The global economy is being transformed by technology and the use of those technologies by firms to rationalize the process by which goods and services are produced and delivered to consumers. Most economists no little about the way firms really work or the transformations that are underway. Michael Spence is a Nobel economist who is an exception to that rule. This article provides an overview of the transformations that are taking place. Technology has enabled firms to relocate production to take advantage of low cost labor. Technology was also used to create supply chains that move intermediate products, from a variety of locations, to the source of final assembly. That has allowed developing countries to grow by providing the unskilled labor for manufacturing the intermediate products, and the final assembly. Consequently, developing countries have also become a source for final demand. Technology is now making it possible to locate production wherever the demand exists. Moreover, less labor will required to satisfy the demand. Retail systems will also become more tightly coupled with productions systems.

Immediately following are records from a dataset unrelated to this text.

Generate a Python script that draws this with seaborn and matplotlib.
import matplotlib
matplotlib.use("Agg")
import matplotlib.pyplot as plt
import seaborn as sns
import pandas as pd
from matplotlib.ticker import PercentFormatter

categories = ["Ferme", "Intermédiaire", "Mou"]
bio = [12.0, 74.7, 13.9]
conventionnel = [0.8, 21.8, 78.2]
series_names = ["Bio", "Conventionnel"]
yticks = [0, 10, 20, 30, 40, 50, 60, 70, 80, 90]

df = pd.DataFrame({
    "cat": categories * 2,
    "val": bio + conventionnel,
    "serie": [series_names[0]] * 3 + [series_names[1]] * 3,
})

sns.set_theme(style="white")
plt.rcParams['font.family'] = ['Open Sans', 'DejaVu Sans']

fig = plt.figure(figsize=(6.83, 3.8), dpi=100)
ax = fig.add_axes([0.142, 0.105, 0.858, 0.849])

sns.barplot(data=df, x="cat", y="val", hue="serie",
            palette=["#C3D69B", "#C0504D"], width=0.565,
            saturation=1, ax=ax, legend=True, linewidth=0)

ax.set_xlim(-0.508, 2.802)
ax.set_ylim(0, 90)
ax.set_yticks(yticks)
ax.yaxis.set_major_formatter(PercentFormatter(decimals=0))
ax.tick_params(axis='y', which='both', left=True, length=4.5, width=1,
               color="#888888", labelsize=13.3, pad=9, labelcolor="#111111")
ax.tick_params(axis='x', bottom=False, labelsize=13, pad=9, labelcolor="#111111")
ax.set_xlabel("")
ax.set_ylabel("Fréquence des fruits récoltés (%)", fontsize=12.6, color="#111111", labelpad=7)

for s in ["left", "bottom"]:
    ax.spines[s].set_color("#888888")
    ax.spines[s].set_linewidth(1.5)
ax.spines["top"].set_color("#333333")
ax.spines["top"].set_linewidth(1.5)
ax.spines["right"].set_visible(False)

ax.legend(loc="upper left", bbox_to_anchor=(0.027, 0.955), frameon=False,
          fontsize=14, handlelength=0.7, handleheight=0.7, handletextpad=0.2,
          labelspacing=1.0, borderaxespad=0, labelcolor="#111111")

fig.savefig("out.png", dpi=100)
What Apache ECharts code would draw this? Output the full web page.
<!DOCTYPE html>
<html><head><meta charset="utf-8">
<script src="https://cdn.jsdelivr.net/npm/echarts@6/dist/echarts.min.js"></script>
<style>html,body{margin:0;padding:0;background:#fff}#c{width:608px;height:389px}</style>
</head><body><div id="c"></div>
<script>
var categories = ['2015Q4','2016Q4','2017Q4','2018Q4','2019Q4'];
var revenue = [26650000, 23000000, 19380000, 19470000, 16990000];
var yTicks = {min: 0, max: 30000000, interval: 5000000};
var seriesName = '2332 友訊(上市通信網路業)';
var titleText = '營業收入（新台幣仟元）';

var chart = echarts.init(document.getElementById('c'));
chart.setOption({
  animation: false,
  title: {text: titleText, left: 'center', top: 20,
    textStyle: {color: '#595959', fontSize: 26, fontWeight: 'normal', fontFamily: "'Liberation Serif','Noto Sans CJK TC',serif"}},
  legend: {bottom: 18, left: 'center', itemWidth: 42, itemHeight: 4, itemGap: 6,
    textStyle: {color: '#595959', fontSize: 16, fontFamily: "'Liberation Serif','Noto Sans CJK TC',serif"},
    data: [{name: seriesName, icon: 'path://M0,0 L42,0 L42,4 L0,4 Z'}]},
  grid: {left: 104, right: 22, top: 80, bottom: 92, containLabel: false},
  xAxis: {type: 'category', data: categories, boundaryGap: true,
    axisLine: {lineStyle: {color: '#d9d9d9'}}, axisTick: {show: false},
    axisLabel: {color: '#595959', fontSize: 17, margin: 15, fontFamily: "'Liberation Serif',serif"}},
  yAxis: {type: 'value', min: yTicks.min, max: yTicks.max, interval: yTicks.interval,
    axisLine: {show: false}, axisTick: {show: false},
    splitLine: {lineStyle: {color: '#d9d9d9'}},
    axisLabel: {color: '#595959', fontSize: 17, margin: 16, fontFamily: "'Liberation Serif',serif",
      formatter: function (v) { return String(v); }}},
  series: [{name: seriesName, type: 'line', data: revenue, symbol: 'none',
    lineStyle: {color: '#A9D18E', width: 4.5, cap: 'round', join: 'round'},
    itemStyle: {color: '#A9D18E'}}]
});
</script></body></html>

I spent several years in the computer industry. Part of that time was devoted to rationalizing the production system. The production system depended upon forecasts from the marketing organizations. Since forecasts are an imperfect indication of final demand, the production organization would make its own forecasts for final demand. That usually led to inventory build up because it was less painful for production to carry excessive inventory than to it was to run short of the products that were sold by the sales force. The only solution for this problem was to become less dependent upon forecasts. That required us to cut the lead time required by production to produce the products that were actually sold. That proved to be very difficult. However, it is a mistake to believe that manufacturing is based upon large numbers of unskilled workers. There are lots of highly skilled workers doing production engineering, production management, inventory management, plant management etc. etc. When manufacturing plants relocate, a lot of high skilled jobs are also relocated.

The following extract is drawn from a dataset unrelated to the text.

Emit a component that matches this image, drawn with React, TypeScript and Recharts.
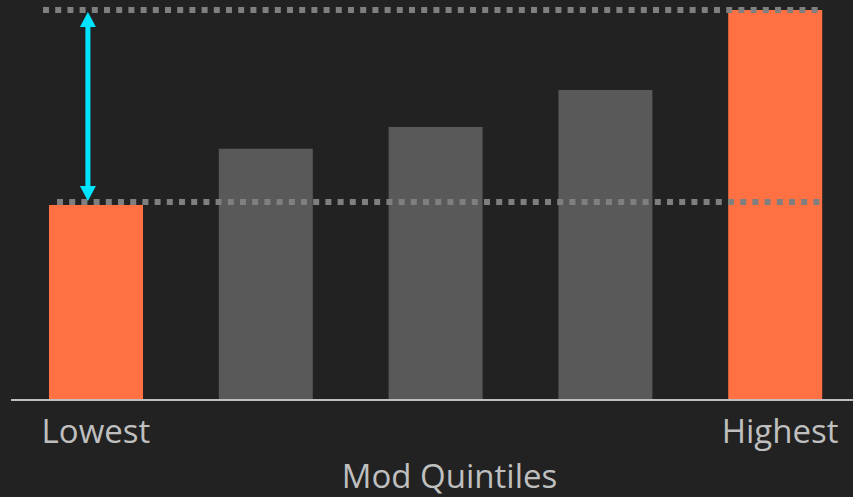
import React from 'react';
import { BarChart, Bar, Cell, XAxis, YAxis, ReferenceLine, Label } from 'recharts';

const CATEGORIES = ['Lowest', 'Q2', 'Q3', 'Q4', 'Highest'];
const VALUES = [50, 64.4, 70, 79.5, 100];
const TICK_LABELS = ['Lowest', '', '', '', 'Highest'];
const TICK_SHIFT = [0, 0, 0, 0, 5];
const HIGHLIGHT = [true, false, false, false, true];
const REF_HIGH = 100;
const REF_LOW = 50.8;

const data = CATEGORIES.map((name, i) => ({ name, value: VALUES[i] }));

const BG = '#222222';
const ORANGE = '#FF7043';
const GREY_BAR = '#595959';
const DOTS = '#7F7F7F';
const CYAN = '#00E5FF';
const TEXT = '#BFBFBF';
const FONT = '"Open Sans", sans-serif';

const renderTick = (props: any) => {
  const { x, y, payload } = props;
  const idx = props.index ?? payload.index;
  return (
    <text x={x + TICK_SHIFT[idx]} y={y} dy={35} textAnchor="middle" fill={TEXT} fontSize={33} fontFamily={FONT}>
      {TICK_LABELS[idx]}
    </text>
  );
};

const renderAxisLabel = (props: any) => {
  const vb = props.viewBox;
  return (
    <text x={vb.x + vb.width / 2 + 14} y={vb.y + 88} textAnchor="middle" fill={TEXT} fontSize={33} fontFamily={FONT}>
      Mod Quintiles
    </text>
  );
};

// dotted guide, trimmed so it only spans the bars
const dottedLine = (startInset: number, endInset: number) => (props: any) => {
  const { x1, x2, y1 } = props;
  return (
    <line
      x1={x1 + startInset}
      x2={x2 - endInset}
      y1={y1}
      y2={y1}
      stroke={DOTS}
      strokeWidth={6}
      strokeDasharray="6 6.2"
    />
  );
};

const arrowShape = (props: any) => {
  const x = props.x1 - 8;
  const top = Math.min(props.y1, props.y2) + 2;
  const bottom = Math.max(props.y1, props.y2) - 1;
  return (
    <g>
      <line x1={x} x2={x} y1={top + 12} y2={bottom - 12} stroke={CYAN} strokeWidth={5} />
      <polygon points={`${x},${top} ${x - 8},${top + 15} ${x + 8},${top + 15}`} fill={CYAN} />
      <polygon points={`${x},${bottom} ${x - 8},${bottom - 15} ${x + 8},${bottom - 15}`} fill={CYAN} />
    </g>
  );
};

export default function App() {
  return (
    <div style={{ width: 853, height: 497, background: BG, overflow: 'hidden' }}>
      <style>{`body{margin:0;background:${BG};overflow:hidden}`}</style>
      <BarChart width={860} height={497} data={data} margin={{ top: 10, right: 0, left: 11, bottom: 0 }}>
        <XAxis
          dataKey="name"
          height={97}
          interval={0}
          tickLine={false}
          axisLine={{ stroke: TEXT, strokeWidth: 2 }}
          tick={renderTick}
        >
          <Label content={renderAxisLabel} />
        </XAxis>
        <YAxis hide domain={[0, 100]} />
        <Bar dataKey="value" barSize={94} isAnimationActive={false}>
          {data.map((d, i) => (
            <Cell key={d.name} fill={HIGHLIGHT[i] ? ORANGE : GREY_BAR} />
          ))}
        </Bar>
        <ReferenceLine y={REF_HIGH} shape={dottedLine(32, 38)} />
        <ReferenceLine y={REF_LOW} shape={dottedLine(46, 38)} />
        <ReferenceLine
          segment={[
            { x: 'Lowest', y: REF_HIGH },
            { x: 'Lowest', y: REF_LOW },
          ]}
          shape={arrowShape}
        />
      </BarChart>
    </div>
  );
}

A good example of what is happening today in too look at the publishing industry. The traditional system requires publishers to forecast demand, and sell their printed books to retailers for resale. The publishers and the retailers have to bear the cost of inventory, and the cost of lost sales when the right products are not in stock. Today it is possible for a customer to go to the Amazon web site and order an electronic copy of the book. Of course, Amazon also sells print copies of the books but selling electronic copies of books eliminates inventory costs, and no sales are lost because a book is out of stock. Customers get faster deliver, and they pay a lower price for the product. In the process a lot of jobs are eliminated or transformed by the coupling of demand with production, and by electronic delivery to any location where demand exists. Spence argues that new technologies are changing the way in which products are manufactured. It will be easier to produce the finished product wherever the demand exists and it will require less unskilled labor to do so. Much of the skilled labor will also be provided by new technologies. The rationalization of the process will increase productivity and cut the demand for many forms of labor. New skills will be required to make the system work, but the net result is a lower demand for labor. Small businesses, as well as large multinationals, are moving in the same direction.